Short problem:
Leave out the pictures and repeat the data exactly.

Source material:
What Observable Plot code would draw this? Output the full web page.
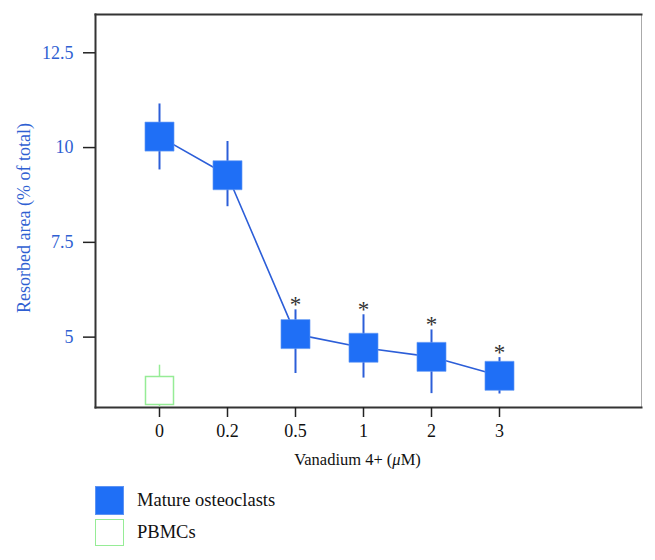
<!DOCTYPE html>
<html>
<head>
<meta charset="utf-8">
<script src="https://cdn.jsdelivr.net/npm/d3@7"></script>
<script src="https://cdn.jsdelivr.net/npm/@observablehq/plot@0.6"></script>
<style>
  html, body { margin: 0; padding: 0; background: #fff; }
  #wrap { position: relative; width: 655px; height: 560px; font-family: "Liberation Serif", serif; }
  #xlabel { position: absolute; left: 0; width: 715px; top: 450px; text-align: center; font-size: 16.5px; color: #111; }
  .leg { position: absolute; left: 95px; display: flex; align-items: center; font-size: 18.5px; color: #111; }
  .sw { width: 29px; height: 29px; box-sizing: border-box; margin-right: 13px; }
</style>
</head>
<body>
<div id="wrap"></div>
<script>
// ---- data ----
const categories = ["0", "0.2", "0.5", "1", "2", "3"];
const osteoMean  = [10.29, 9.27, 5.08, 4.72, 4.48, 3.98];
const osteoLow   = [9.41, 8.44, 4.04, 3.92, 3.51, 3.50];
const osteoHigh  = [11.15, 10.16, 5.72, 5.59, 5.19, 4.46];
const significant = [false, false, true, true, true, true];

const pbmcCategories = ["0"];
const pbmcMean = [3.59];
const pbmcLow  = [3.16];
const pbmcHigh = [4.26];

const yTicks = [5, 7.5, 10, 12.5];
const yDomain = [3.144, 13.51];

const seriesNames = ["Mature osteoclasts", "PBMCs"];
const xTitle = "Vanadium 4+ (";
const yTitle = "Resorbed area (% of total)";

// ---- build tables ----
const osteo = categories.map((c, i) => ({cat: c, mean: osteoMean[i], lo: osteoLow[i], hi: osteoHigh[i], sig: significant[i]}));
const pbmc = pbmcCategories.map((c, i) => ({cat: c, mean: pbmcMean[i], lo: pbmcLow[i], hi: pbmcHigh[i]}));

const BLUE_FILL = "#1f6ff6";
const BLUE_LINE = "#2c5ed8";
const BLUE_TEXT = "#2f5fd2";
const GREEN = "#96ec96";

const chart = Plot.plot({
  width: 655,
  height: 440,
  marginTop: 14,
  marginLeft: 95,
  marginRight: 14,
  marginBottom: 33,
  style: {fontFamily: "'Liberation Serif', serif", fontSize: "18px", color: "#111", background: "#fff"},
  x: {type: "point", domain: categories, range: [158.5, 499.5], padding: 0},
  y: {domain: yDomain},
  marks: [
    Plot.frame({anchor: "right", stroke: "#aaa", strokeWidth: 1}),
    Plot.frame({anchor: "left", stroke: "#333", strokeWidth: 2}),
    Plot.frame({anchor: "top", stroke: "#333", strokeWidth: 2}),
    Plot.frame({anchor: "bottom", stroke: "#333", strokeWidth: 2}),
    Plot.axisY(yTicks, {tickSize: 12, tickPadding: 10, fill: BLUE_TEXT, stroke: "#222", strokeWidth: 1.5,
      fontSize: 18, tickFormat: d => String(d), label: null}),
    Plot.axisX({tickSize: 10, tickPadding: 7, stroke: "#222", strokeWidth: 1.5, fill: "#111", fontSize: 18, label: null}),
    // y-axis title
    Plot.text([yTitle], {frameAnchor: "left", rotate: -90, dx: -71, dy: 7, fontSize: 18, fill: BLUE_TEXT,
      textAnchor: "middle", lineAnchor: "middle"}),
    // connecting line through means
    Plot.line(osteo, {x: "cat", y: "mean", stroke: BLUE_LINE, strokeWidth: 1.6}),
    // error bars
    Plot.ruleX(osteo, {x: "cat", y1: "lo", y2: "hi", stroke: BLUE_LINE, strokeWidth: 2}),
    Plot.ruleX(pbmc, {x: "cat", y1: "lo", y2: "hi", stroke: GREEN, strokeWidth: 1.5}),
    // square markers
    Plot.dot(osteo, {x: "cat", y: "mean", symbol: "square", r: 16.4, fill: BLUE_FILL, stroke: "#6d9ff5", strokeWidth: 0.6}),
    Plot.dot(pbmc, {x: "cat", y: "mean", symbol: "square", r: 15.8, fill: "#fff", stroke: GREEN, strokeWidth: 1.5}),
    // significance stars
    Plot.text(osteo.filter(d => d.sig), {x: "cat", y: "hi", text: () => "*", dy: -5, fontSize: 23, fill: "#333", lineAnchor: "middle"})
  ]
});

const wrap = document.getElementById("wrap");
wrap.appendChild(chart);

const xl = document.createElement("div");
xl.id = "xlabel";
xl.innerHTML = xTitle + "<i>μ</i>M)";
wrap.appendChild(xl);

const legendItems = [
  {name: seriesNames[0], top: 486, style: `background:${BLUE_FILL};border:1px solid #5d93f3;`},
  {name: seriesNames[1], top: 519, style: `background:#fff;border:1.5px solid ${GREEN};height:27px;`}
];
for (const item of legendItems) {
  const row = document.createElement("div");
  row.className = "leg";
  row.style.top = item.top + "px";
  row.innerHTML = `<div class="sw" style="${item.style}"></div><span>${item.name}</span>`;
  wrap.appendChild(row);
}
</script>
</body>
</html>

Answer to the exercise:
What Observable Plot code would draw this? Output the full web page.
<!DOCTYPE html>
<html>
<head>
<meta charset="utf-8">
<script src="https://cdn.jsdelivr.net/npm/d3@7"></script>
<script src="https://cdn.jsdelivr.net/npm/@observablehq/plot@0.6"></script>
<style>
  html, body { margin: 0; padding: 0; background: #fff; }
  #wrap { position: relative; width: 655px; height: 560px; font-family: "Liberation Serif", serif; }
  #xlabel { position: absolute; left: 0; width: 715px; top: 450px; text-align: center; font-size: 16.5px; color: #111; }
  .leg { position: absolute; left: 95px; display: flex; align-items: center; font-size: 18.5px; color: #111; }
  .sw { width: 29px; height: 29px; box-sizing: border-box; margin-right: 13px; }
</style>
</head>
<body>
<div id="wrap"></div>
<script>
// ---- data ----
const categories = ["0", "0.2", "0.5", "1", "2", "3"];
const osteoMean  = [10.29, 9.27, 5.08, 4.72, 4.48, 3.98];
const osteoLow   = [9.41, 8.44, 4.04, 3.92, 3.51, 3.50];
const osteoHigh  = [11.15, 10.16, 5.72, 5.59, 5.19, 4.46];
const significant = [false, false, true, true, true, true];

const pbmcCategories = ["0"];
const pbmcMean = [3.59];
const pbmcLow  = [3.16];
const pbmcHigh = [4.26];

const yTicks = [5, 7.5, 10, 12.5];
const yDomain = [3.144, 13.51];

const seriesNames = ["Mature osteoclasts", "PBMCs"];
const xTitle = "Vanadium 4+ (";
const yTitle = "Resorbed area (% of total)";

// ---- build tables ----
const osteo = categories.map((c, i) => ({cat: c, mean: osteoMean[i], lo: osteoLow[i], hi: osteoHigh[i], sig: significant[i]}));
const pbmc = pbmcCategories.map((c, i) => ({cat: c, mean: pbmcMean[i], lo: pbmcLow[i], hi: pbmcHigh[i]}));

const BLUE_FILL = "#1f6ff6";
const BLUE_LINE = "#2c5ed8";
const BLUE_TEXT = "#2f5fd2";
const GREEN = "#96ec96";

const chart = Plot.plot({
  width: 655,
  height: 440,
  marginTop: 14,
  marginLeft: 95,
  marginRight: 14,
  marginBottom: 33,
  style: {fontFamily: "'Liberation Serif', serif", fontSize: "18px", color: "#111", background: "#fff"},
  x: {type: "point", domain: categories, range: [158.5, 499.5], padding: 0},
  y: {domain: yDomain},
  marks: [
    Plot.frame({anchor: "right", stroke: "#aaa", strokeWidth: 1}),
    Plot.frame({anchor: "left", stroke: "#333", strokeWidth: 2}),
    Plot.frame({anchor: "top", stroke: "#333", strokeWidth: 2}),
    Plot.frame({anchor: "bottom", stroke: "#333", strokeWidth: 2}),
    Plot.axisY(yTicks, {tickSize: 12, tickPadding: 10, fill: BLUE_TEXT, stroke: "#222", strokeWidth: 1.5,
      fontSize: 18, tickFormat: d => String(d), label: null}),
    Plot.axisX({tickSize: 10, tickPadding: 7, stroke: "#222", strokeWidth: 1.5, fill: "#111", fontSize: 18, label: null}),
    // y-axis title
    Plot.text([yTitle], {frameAnchor: "left", rotate: -90, dx: -71, dy: 7, fontSize: 18, fill: BLUE_TEXT,
      textAnchor: "middle", lineAnchor: "middle"}),
    // connecting line through means
    Plot.line(osteo, {x: "cat", y: "mean", stroke: BLUE_LINE, strokeWidth: 1.6}),
    // error bars
    Plot.ruleX(osteo, {x: "cat", y1: "lo", y2: "hi", stroke: BLUE_LINE, strokeWidth: 2}),
    Plot.ruleX(pbmc, {x: "cat", y1: "lo", y2: "hi", stroke: GREEN, strokeWidth: 1.5}),
    // square markers
    Plot.dot(osteo, {x: "cat", y: "mean", symbol: "square", r: 16.4, fill: BLUE_FILL, stroke: "#6d9ff5", strokeWidth: 0.6}),
    Plot.dot(pbmc, {x: "cat", y: "mean", symbol: "square", r: 15.8, fill: "#fff", stroke: GREEN, strokeWidth: 1.5}),
    // significance stars
    Plot.text(osteo.filter(d => d.sig), {x: "cat", y: "hi", text: () => "*", dy: -5, fontSize: 23, fill: "#333", lineAnchor: "middle"})
  ]
});

const wrap = document.getElementById("wrap");
wrap.appendChild(chart);

const xl = document.createElement("div");
xl.id = "xlabel";
xl.innerHTML = xTitle + "<i>μ</i>M)";
wrap.appendChild(xl);

const legendItems = [
  {name: seriesNames[0], top: 486, style: `background:${BLUE_FILL};border:1px solid #5d93f3;`},
  {name: seriesNames[1], top: 519, style: `background:#fff;border:1.5px solid ${GREEN};height:27px;`}
];
for (const item of legendItems) {
  const row = document.createElement("div");
  row.className = "leg";
  row.style.top = item.top + "px";
  row.innerHTML = `<div class="sw" style="${item.style}"></div><span>${item.name}</span>`;
  wrap.appendChild(row);
}
</script>
</body>
</html>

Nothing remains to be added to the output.